In a previous article, I pointed out the stark similarity between the AI bubble and the subprime mortgage crisis of 2007/2008. It isn’t just that a bubble exists, but that it is being powered by what is arguably more than $1.2 trillion in mis-sold debt. I even called this revelation the AI bubble’s “Big Short” moment. Well, the actual “Big Short” guy, Michael Burry himself, has just revealed he is heavily shorting the very core of the AI bubble. This isn’t just vindication of my analysis; it has spurred others to do the same and strongly suggests a crash is imminent. In fact, this could be the very thing to pop the bubble. Let me explain.

Let’s start with the obvious: why is the AI industry in a bubble?

Well, the reason the AI industry is so valuable and has attracted so much investment is because it will supposedly augment or automate jobs and dramatically increase productivity.

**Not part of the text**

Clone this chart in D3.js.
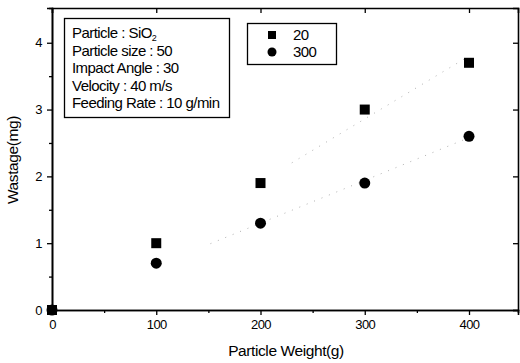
<!DOCTYPE html>
<html>
<head>
<meta charset="utf-8">
<script src="https://cdn.jsdelivr.net/npm/d3@7"></script>
<style>
  body { margin: 0; background: #fff; }
  svg { font-family: "Liberation Sans", Arial, sans-serif; }
</style>
</head>
<body>
<div id="chart"></div>
<script>
const weights = [0, 100, 200, 300, 400];
const wastage20 = [0, 1.0, 1.9, 3.0, 3.7];
const wastage300 = [0, 0.7, 1.3, 1.9, 2.6];
const xTicks = [0, 100, 200, 300, 400];
const yTicks = [0, 1, 2, 3, 4];
const infoLines = ['Particle : SiO', 'Particle size : 50', 'Impact Angle : 30', 'Velocity : 40 m/s', 'Feeding Rate : 10 g/min'];
const seriesNames = ['20', '300'];

const width = 520, height = 363;
const margin = { top: 8, right: 2, bottom: 53, left: 52 };

const svg = d3.select('#chart').append('svg')
    .attr('width', width)
    .attr('height', height);

const x = d3.scaleLinear().domain([0, 447]).range([margin.left, width - margin.right]);
const y = d3.scaleLinear().domain([0, 4.52]).range([height - margin.bottom, margin.top]);

// bottom / left axes, ticks outward
svg.append('g')
    .attr('transform', 'translate(0,' + y(0) + ')')
    .call(d3.axisBottom(x).tickValues(xTicks).tickSize(5).tickPadding(5).tickFormat(d3.format('d')));
svg.append('g')
    .attr('transform', 'translate(0,' + y(0) + ')')
    .call(d3.axisBottom(x).tickValues([50, 150, 250, 350]).tickSize(3).tickFormat(''));

svg.append('g')
    .attr('transform', 'translate(' + x(0) + ',0)')
    .call(d3.axisLeft(y).tickValues(yTicks).tickSize(5).tickPadding(5).tickFormat(d3.format('d')));
svg.append('g')
    .attr('transform', 'translate(' + x(0) + ',0)')
    .call(d3.axisLeft(y).tickValues([0.5, 1.5, 2.5, 3.5]).tickSize(3).tickFormat(''));

// top / right mirror axes, ticks inward
svg.append('g')
    .attr('transform', 'translate(0,' + margin.top + ')')
    .call(d3.axisBottom(x).tickValues(xTicks).tickSize(5).tickFormat(''));
svg.append('g')
    .attr('transform', 'translate(' + (width - margin.right) + ',0)')
    .call(d3.axisLeft(y).tickValues(yTicks).tickSize(5).tickFormat(''));

svg.selectAll('.domain').attr('stroke', '#000').attr('stroke-width', 1.6);
svg.selectAll('.tick line').attr('stroke', '#000').attr('stroke-width', 1.3);
svg.selectAll('.tick text').attr('font-size', 13).attr('fill', '#000')
    .attr('letter-spacing', -0.6)
    .attr('font-family', '"Liberation Sans", Arial, sans-serif');

// axis titles
svg.append('text')
    .attr('x', 286).attr('y', 356)
    .attr('text-anchor', 'middle')
    .attr('font-size', 15.5)
    .attr('letter-spacing', -0.4)
    .text('Particle Weight(g)');
svg.append('text')
    .attr('transform', 'translate(18,160) rotate(-90)')
    .attr('text-anchor', 'middle')
    .attr('font-size', 15.5)
    .attr('letter-spacing', -0.4)
    .text('Wastage(mg)');

// linear fit lines (dotted)
function fit(xs, ys) {
    const mx = d3.mean(xs), my = d3.mean(ys);
    let sxy = 0, sxx = 0;
    for (let i = 0; i < xs.length; i++) {
        sxy += (xs[i] - mx) * (ys[i] - my);
        sxx += (xs[i] - mx) * (xs[i] - mx);
    }
    const b = sxy / sxx;
    return { a: my - b * mx, b: b };
}
const line = d3.line().x(d => x(d[0])).y(d => y(d[1]));
[wastage20, wastage300].forEach((vals, k) => {
    const f = fit(weights, vals);
    const x0 = k === 0 ? 230 : 152;
    svg.append('path')
        .attr('d', line([[x0, f.a + f.b * x0], [395, f.a + f.b * 395]]))
        .attr('fill', 'none')
        .attr('stroke', '#b0b0b0')
        .attr('stroke-width', 1)
        .attr('stroke-dasharray', '1,7');
});

// markers
svg.append('g').selectAll('rect')
    .data(weights.map((w, i) => [w, wastage20[i]]))
    .enter()
    .append('rect')
    .attr('x', d => x(d[0]) - 5)
    .attr('y', d => y(d[1]) - 5)
    .attr('width', 10)
    .attr('height', 10)
    .attr('fill', '#000');

svg.append('g').selectAll('circle')
    .data(weights.map((w, i) => [w, wastage300[i]]))
    .enter()
    .append('circle')
    .attr('cx', d => x(d[0]))
    .attr('cy', d => y(d[1]))
    .attr('r', 5.5)
    .attr('fill', '#000');

// info box
const info = svg.append('g');
info.append('rect')
    .attr('x', 64.5).attr('y', 18.5)
    .attr('width', 165).attr('height', 99)
    .attr('fill', '#fff').attr('stroke', '#000').attr('stroke-width', 1.3);
info.selectAll('text')
    .data(infoLines)
    .enter()
    .append('text')
    .attr('x', 72)
    .attr('y', (d, i) => 38 + i * 17.5)
    .attr('font-size', 15)
    .attr('letter-spacing', -0.55)
    .text(d => d);
info.select('text')
    .append('tspan')
    .attr('font-size', 9)
    .attr('dy', 3)
    .text('2');

// series legend
const leg = svg.append('g');
leg.append('rect')
    .attr('x', 247.5).attr('y', 23.5)
    .attr('width', 89).attr('height', 41)
    .attr('fill', '#fff').attr('stroke', '#000').attr('stroke-width', 1.3);
leg.append('rect')
    .attr('x', 268).attr('y', 31).attr('width', 8).attr('height', 8).attr('fill', '#000');
leg.append('circle')
    .attr('cx', 272).attr('cy', 52).attr('r', 4.5).attr('fill', '#000');
leg.selectAll('text')
    .data(seriesNames)
    .enter()
    .append('text')
    .attr('x', 293)
    .attr('y', (d, i) => 40 + i * 17)
    .attr('font-size', 15)
    .attr('letter-spacing', -0.6)
    .text(d => d);
</script>
</body>
</html>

However, as it stands, AI is so unreliable that it can’t be used to augment jobs, given that it gets things horrifically wrong constantly and actually decreases productivity in most cases (read more here). We also know that AI training has hit a point of diminishing returns, meaning piling exponentially more money into development won’t yield significantly better results (read more here). Similarly, we know that AI “hallucinations” (which is just another word for errors) are here to stay, as more training and more data can’t reduce them, let alone get rid of them (read more here). As such, generative AI is about as good as it is going to get. This is a significant problem, as generative AI companies need substantially better models that don’t hallucinate at all to meet their promises and dramatically increase income. This is something these companies desperately need, as none of them are even close to profitability, and their vast investment in development is actually pushing them further away from it (read more here). And, to add insult to injury, these AI companies have found that raising funds through equity financing isn’t enough, so they have turned to debt financing, and in a few short years, these wildly unsustainable AI businesses have accrued $1.2 trillion in debt. This debt has now been sold as AAA-rated investment-grade debt, despite only false hope and hype propping it up (read more here). For context, the subprime mortgage crisis of 2008 was caused by $1.9 trillion of bad debt being missold as AAA-rated investment-grade debt.

Okay, so we are all caught up with the AI bubble, but what about Michael Burry?

Well, Burry was one of the few hedge fund managers who noticed the $1.9 trillion in mis-sold debt and the effects it would have on the financial system. He took his own money and his small fund into a bold short position against the market by buying over a billion dollars in credit default swaps, a move that, if it had backfired, would have bankrupted him and many of his investors. But it didn’t — it paid off. Massively. Burry himself walked away with $100 million in profit, and his investors over $700 million, which was a gargantuan and unprecedented amount from a single short.